In 1972, he wrote Madrigals of the Rose Angel which, with its harps, chimes and female choir, favoured surface beauty and emotional pull over theoretical framework. It caught the attention of Eno, who eventually recorded it, as part of The Pavilion of Dreams, Budd's landmark 1978 album. "The Pavilion of Dreams erased my past," says Budd. "I consider that to be the birth of myself as a serious artist. It was like my magna carta."

Budd's inspiration was once again visual art, in particular the work of the Pre-Raphaelites such as Dante Gabriel Rossetti. "I have to admit to you that part of that was political," he says, with a hint of mischief. "Because it was a regard for a kind of art that was completely disengaged from all serious art at the time."

Working with Eno changed Budd's life. "I owe Brian everything," he says, "But the primary thing was attitude. Absolute bravery to go in any direction. I once read an essay by the painter Robert Motherwell and he pointed out a truth that is so obvious and simple that it's overlooked: 'Art without risk is not art.' I agree with that profoundly. Take a flyer – and if it fails don't let it crush you. It's just a failure. Who cares?"

Eno and Budd were soon hailed as the godfathers of ambient thanks to collaborations such as 1980's Ambient 2: The Plateaux of Mirror and 1984's The Pearl. Budd embarked on collaborations with other British artists: John Foxx, Andy Partridge, David Sylvian. "I couldn't get arrested in America," he says. "But as soon as I landed in Britain, I was taken seriously as an artist. What a change from just a few hours earlier!"

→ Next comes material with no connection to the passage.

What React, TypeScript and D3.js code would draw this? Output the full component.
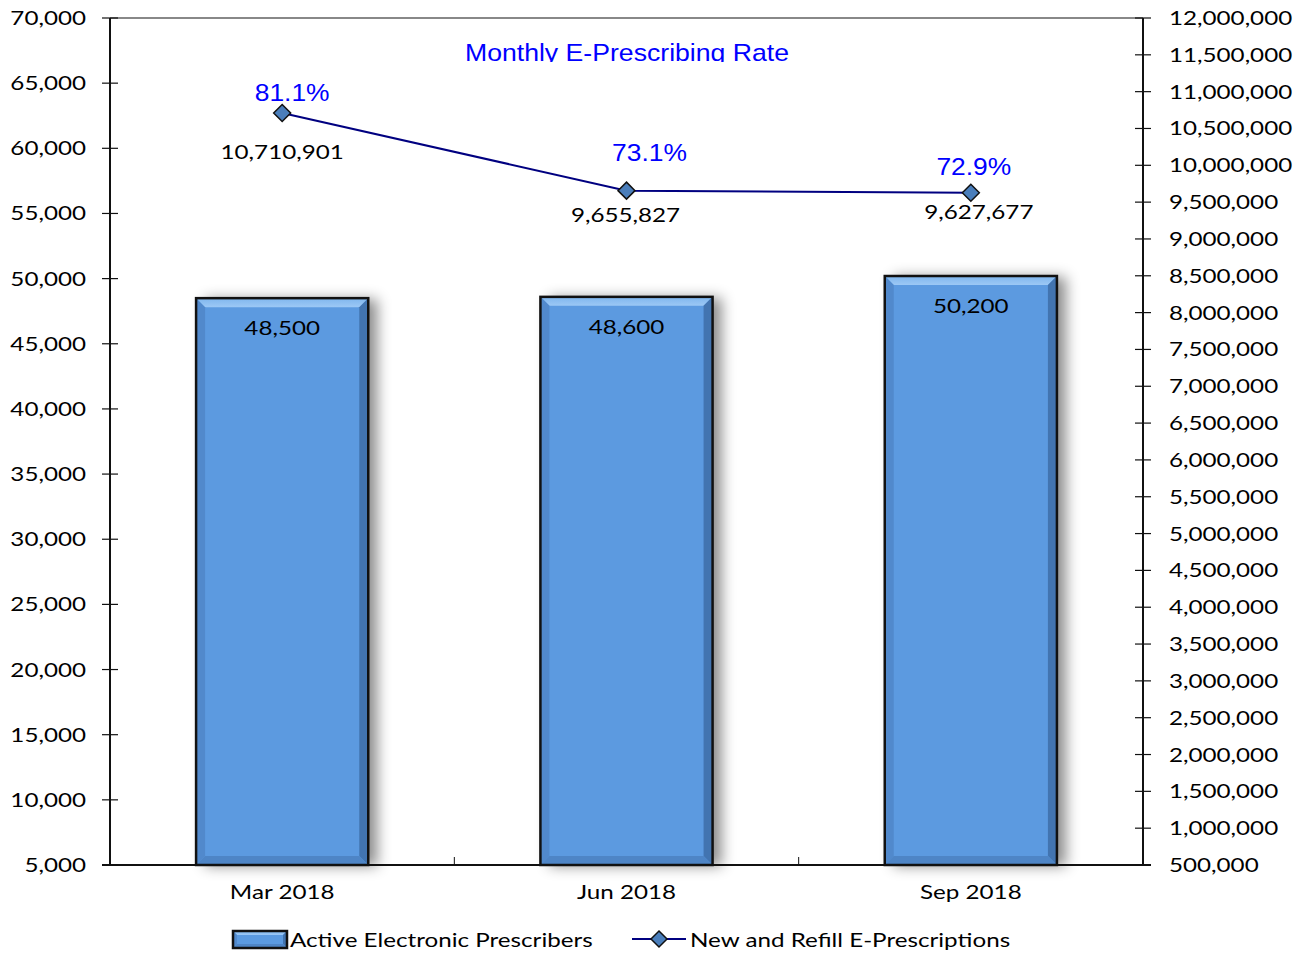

His work with the "wonderful" Cocteau Twins was a highlight: together they made the mesmerising 1986 album, The Moon and the Melodies, while his more recent collaborations with the group's Robin Guthrie have produced woozy instrumental magic such as How Distant Your Heart. Budd praises singer-songwriter Liz Fraser for her way with a title, something he's also adept at: take Flowered Knife Shadows, or his new double-CD retrospective, Wind In Lonely Fences, which allows you to enjoy his back catalogue before you've even listened to it.

Budd, though full of admiration for all of his British collaborators, struggles when it comes to describing his own music. "I'm not very good at self-analysis," he says. "I should explore my own feelings more." In fact, throughout the interview, he apologises for not knowing how to answer certain questions. When I wonder if the lack of instruments in his house in South Pasadena, California, is due to an appreciation of silence, he says that it never crossed his mind before. Asked what he does when the sudden urge to play hits him, something you imagine must strike all musicians, he stumbles: "But I ... but I don't get the urge to play!"

He does, however, tell me something that reveals much about his unique approach to music. In 2012, he released Bandits of Stature, an album of cinematic works for string quartet. As he tells me about the recording sessions, his voice starts to waver. "My wife, who was also the mother of my 13-year-old son, passed away a year and a half ago," he says. "I wrote a lot of that music when she was still alive. And so it was extremely painful to revisit that place."

Last year, Budd completed a year-long project writing music for videos made by his friend the artist Jane Maru, in which he'd enter the studio with no preparation – no notes or even ideas – and record whatever he came up with that day. "Whatever I did was mixed and pressed, without it ever having to be revisited," he says, his voice brightening. "I had to use every ounce of everything I had. And I loved the process, oh I loved it! It was a definite reacquaintance with my old self, which I hadn't realised I missed so much. Oh my god, was I grateful!"

Such enthusiasm seems at odds with the idea of Budd not being a music fan, but it does make a sort of sense. I suggest that this may be what sets him apart from the average listener: that he feels music more intensely, so can't put himself through such highs and lows each day. "I never really thought about that," he says, chuckling again, as if baffled by the sheer mystery of himself. "But you know, it's a very good point. I think I'm going to take that as gospel."

Harold Budd's Wind In Lonely Fences 1970-2011 is out now.